Vmean	Integer	Represents the average velocity registered in the course of a trajectory.
x_entry	Double	Entry x coordinate (cartesian projected position)
y_entry	Double	Entry y coordinate (cartesian projected position)
x_exit	Double	Exit x coordinate (cartesian projected position)
y_exit	Double	Exit y coordinate (cartesian projected position)

dimemsion: 67065 * 9

The challenge objective

I would like to predict how many people are in the city center between 15:00 and 16:00. The test dataset contains a number of devices where the trajectories after 15:00 have been removed. All but one: After 15:00, you will find one last trajectory, with (1) entry location, (2) entry time and an exit time that is between 15:00 and 16:00. But the exit point has been removed.

My task is to predict the location of this last exit point and whether this device is within the city center or not. The target variable is the latter.

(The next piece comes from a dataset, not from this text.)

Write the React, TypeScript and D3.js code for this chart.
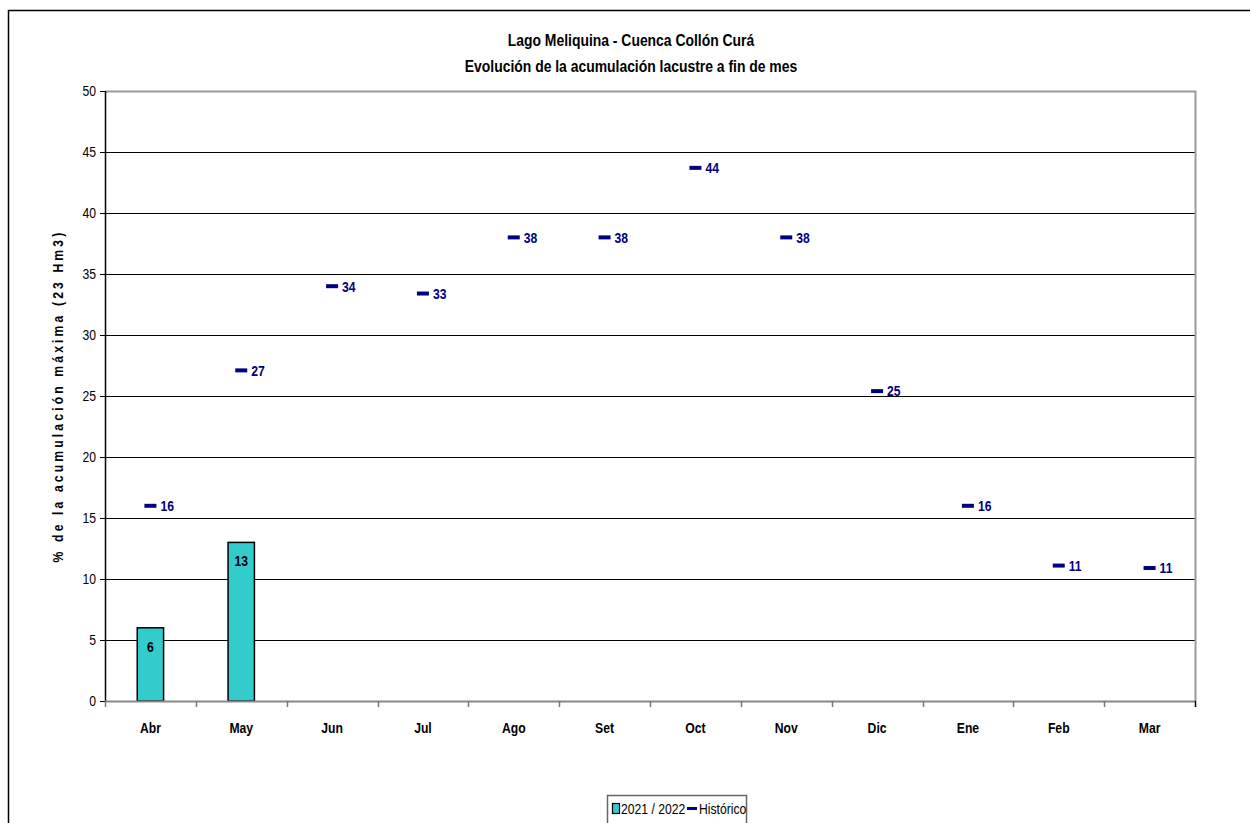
import React from "react";
import * as d3 from "d3";

const months = ["Abr", "May", "Jun", "Jul", "Ago", "Set", "Oct", "Nov", "Dic", "Ene", "Feb", "Mar"];
const actual2122: (number | null)[] = [6, 13, null, null, null, null, null, null, null, null, null, null];
const historico = [16, 27.1, 34, 33.4, 38, 38, 43.7, 38, 25.4, 16, 11.1, 10.9];
const yTicks = [0, 5, 10, 15, 20, 25, 30, 35, 40, 45, 50];

const W = 1250, H = 823;
const plot = { left: 105, right: 1195, top: 91, bottom: 701 };
const FONT = "'Liberation Sans', Arial, sans-serif";
const TEAL = "#33CCCC";
const NAVY = "#000080";
const SX = 0.87;

function T(props: { x: number; y: number; children: React.ReactNode; anchor?: string; size?: number; bold?: boolean; fill?: string; dy?: string }) {
  const { x, y, children, anchor = "start", size = 13, bold = false, fill = "#000", dy } = props;
  return (
    <text transform={`translate(${x},${y}) scale(${SX},1)`} textAnchor={anchor as any} fontSize={size} fontWeight={bold ? "bold" : "normal"} fill={fill} dy={dy}>
      {children}
    </text>
  );
}

export default function App() {
  const x = d3.scaleBand<string>().domain(months).range([plot.left, plot.right]).paddingInner(0).paddingOuter(0);
  const y = d3.scaleLinear().domain([0, 50]).range([plot.bottom, plot.top]);
  const bw = x.bandwidth();
  const barW = bw * 0.29;
  return (
    <svg width={W} height={H} style={{ position: "absolute", left: 0, top: 0 }} fontFamily={FONT}>
      <rect x={0} y={0} width={W} height={H} fill="#fff" />
      <path d={`M8.5,${H} V10.5 H${W}`} fill="none" stroke="#000" strokeWidth={1.5} />
      <T x={631} y={46} anchor="middle" size={16} bold>Lago Meliquina - Cuenca Collón Curá</T>
      <T x={631} y={72} anchor="middle" size={16} bold>Evolución de la acumulación lacustre a fin de mes</T>
      {yTicks.filter(t => t > 0 && t < 50).map(t => (
        <line key={t} x1={plot.left} x2={plot.right} y1={Math.round(y(t)) + 0.5} y2={Math.round(y(t)) + 0.5} stroke="#000" strokeWidth={1} />
      ))}
      <path d={`M${plot.left},${plot.top + 0.5} H${plot.right + 0.5} V${plot.bottom}`} fill="none" stroke="#999" strokeWidth={2} />
      <line x1={plot.left + 0.5} x2={plot.left + 0.5} y1={plot.top} y2={plot.bottom + 1} stroke="#000" strokeWidth={1.5} />
      {yTicks.map(t => (
        <g key={t}>
          <line x1={plot.left - 5} x2={plot.left} y1={Math.round(y(t)) + 0.5} y2={Math.round(y(t)) + 0.5} stroke="#000" />
          <T x={plot.left - 9} y={y(t)} dy="0.35em" anchor="end" size={14}>{t}</T>
        </g>
      ))}
      {actual2122.map((v, i) => v == null ? null : (
        <g key={"b" + i}>
          <rect x={(x(months[i]) as number) + bw / 2 - barW / 2} y={y(v)} width={barW} height={plot.bottom - y(v)} fill={TEAL} stroke="#000" strokeWidth={1.5} />
          <T x={(x(months[i]) as number) + bw / 2} y={y(v) + 24} anchor="middle" size={14} bold>{Math.round(v)}</T>
        </g>
      ))}
      <line x1={plot.left} x2={plot.right + 1} y1={plot.bottom + 0.5} y2={plot.bottom + 0.5} stroke="#888" strokeWidth={2} />
      {months.map((m, i) => (
        <line key={"t" + i} x1={Math.round(x(m) as number) + 0.5} x2={Math.round(x(m) as number) + 0.5} y1={plot.bottom} y2={plot.bottom + 6} stroke="#777" strokeWidth={1.5} />
      ))}
      <line x1={plot.right + 0.5} x2={plot.right + 0.5} y1={plot.bottom} y2={plot.bottom + 6} stroke="#000" strokeWidth={1.5} />
      {months.map(m => (
        <T key={"l" + m} x={(x(m) as number) + bw / 2} y={733} anchor="middle" size={14} bold>{m}</T>
      ))}
      {historico.map((v, i) => {
        const cx = (x(months[i]) as number) + bw / 2;
        return (
          <g key={"h" + i}>
            <line x1={cx - 6} x2={cx + 6} y1={y(v)} y2={y(v)} stroke={NAVY} strokeWidth={4} />
            <T x={cx + 10} y={y(v)} dy="0.38em" size={14} bold fill={NAVY}>{Math.round(v)}</T>
          </g>
        );
      })}
      <text transform={`translate(63,${(plot.top + plot.bottom) / 2}) rotate(-90) scale(${SX},1)`} textAnchor="middle" fontSize={14} fontWeight="bold" letterSpacing={3.6}>% de la acumulación máxima (23 Hm3)</text>
      <rect x={607.5} y={795.5} width={139} height={40} fill="#fff" stroke="#666" strokeWidth={1.5} />
      <rect x={612.5} y={803.5} width={7} height={10} fill={TEAL} stroke="#000" strokeWidth={1.2} />
      <T x={621} y={814} size={14}>2021 / 2022</T>
      <line x1={687} x2={697} y1={808.5} y2={808.5} stroke={NAVY} strokeWidth={3} />
      <T x={699} y={814} size={14}>Histórico</T>
    </svg>
  );
}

After I estimate the position of each target, I have to classify that point based on whether it is located inside the city center or not: See the graphic example below

The procedure

Overview – Exloration – Questioning – Data Inspection – Preprocessing (cleaning, imputation, manipulation, balancing, normalization, transformation …) – Stratified Data Spliting – Feature Engineering – Modeling – Tuning – Validation (CV,kV, LOOCV … ) – Testing – Evaluation (AUC/ROC, ConfusionMatrix …) – Re-tuning – Submission

There are 37 models I have built and featured using R and Python based on the running time and hands-on application during this competition, and they are (not limited to):

Model Name	-	-
Logistirc Regression	Naive Bayesian	Regression Trees & Baggings
kNN	SVM	Random Forest
Gradient Boosting	Ensembled Model	LDA/QDA

Sample submission

The submissions are csv files containing the information of trajectory_id with classfiation result 1/0 representing if the person is in city center or not.

Rankings

- Top 10 in US with quite less intense amount of submissions:  ![](https://raw.githubusercontent.com/michaelmiaomiao/michaelmiaomiao.github.io/master/img/post-EY_us_rank.jpg)
-  Ranking 11 in China region under name DEEDEE as local finalist ![](https://raw.githubusercontent.com/michaelmiaomiao/michaelmiaomiao.github.io/master/img/Screen%20Shot%202019-08-13%20at%2015.23.29.png)

Improvement

 - we could improve the model with more advanced algorithms such as Generalized RF.
 - Imputate the missing values better 
 - Balance the data distribution for some of the models
 - Create more variables given the 6* 67065 dimension, we can create more training features to optimize a best variable-observation ratio while still preventing from overfitting.
 - Conduct more cross validations. 

Reference files:

EY DATA CHALLENGE

Sample R code

 set.seed(16)
# n=use
new=n[sample(1:nrow(n),104268,replace = F),]
 # new=use
 train.index <- createDataPartition(new$target,p = .75, list = FALSE)
 new_train <- new[train.index,]
 new_test <- new[-train.index,]
set.seed(16)
ranger3 <- ranger(
    formula   = target ~ ., 
    data      = new_train[,c(4,5,8,9,11,12,13,14,15,16,17)], 
    num.trees = 500,
    mtry      = 8,
    sample.fraction = .55,
    min.node.size=5,
    importance = "impurity"
  )
rangepre3 <- predict(ranger3,new_test[,c(4,5,8,9,11,12,13,14,15,16,17)],type = "response")
pre3 <- ifelse(rangepre3$predictions>0.5,1,0)
errorrange3 <- mean(pre3!=new_test$target)
cat(1-errorrange3,"\n")

last <- read.csv("reallyuseuse.csv")
n=NULL
n=last
 

set.seed(71)
   
train.indexkk <- createDataPartition(new$target, p = .75, list = FALSE)
new_train <- new[train.indexkk, ]
new_test <- new[-train.indexkk, ]
features_train <- as.matrix(new_train[,c(3,4,5,6,22:33)])
response_train <- as.matrix(new_train[,9])
# names(new)
features_test <- as.matrix(new_test[,c(3,4,5,6,22:33)])
response_test <- as.matrix(new_test[,9]) 
# parameter list
params <- list(
  eta = .1,
    max_depth = 5,
    min_child_weight = 2,
    subsample = .8,
    colsample_bytree = .9
)
 set.seed(31)
# train final model
xgb.fit.final2 <- xgboost(
  params = params,
  data = features_train,
  label = response_train,
  nrounds = 410,
  objective = "reg:linear",
  verbose = 0
)
gbpre <- predict(xgb.fit.final2,features_test)
 gbpre <- ifelse(gbpre>0.5,1,0)
table(gbpre)
ggerror <- mean(gbpre!=response_test)
cat(1-ggerror)

Jiashu Miao June 18th 2019 :)

Local/Regional finalist, ranked top 10 in US, and regional finalist in China over 2936 participants.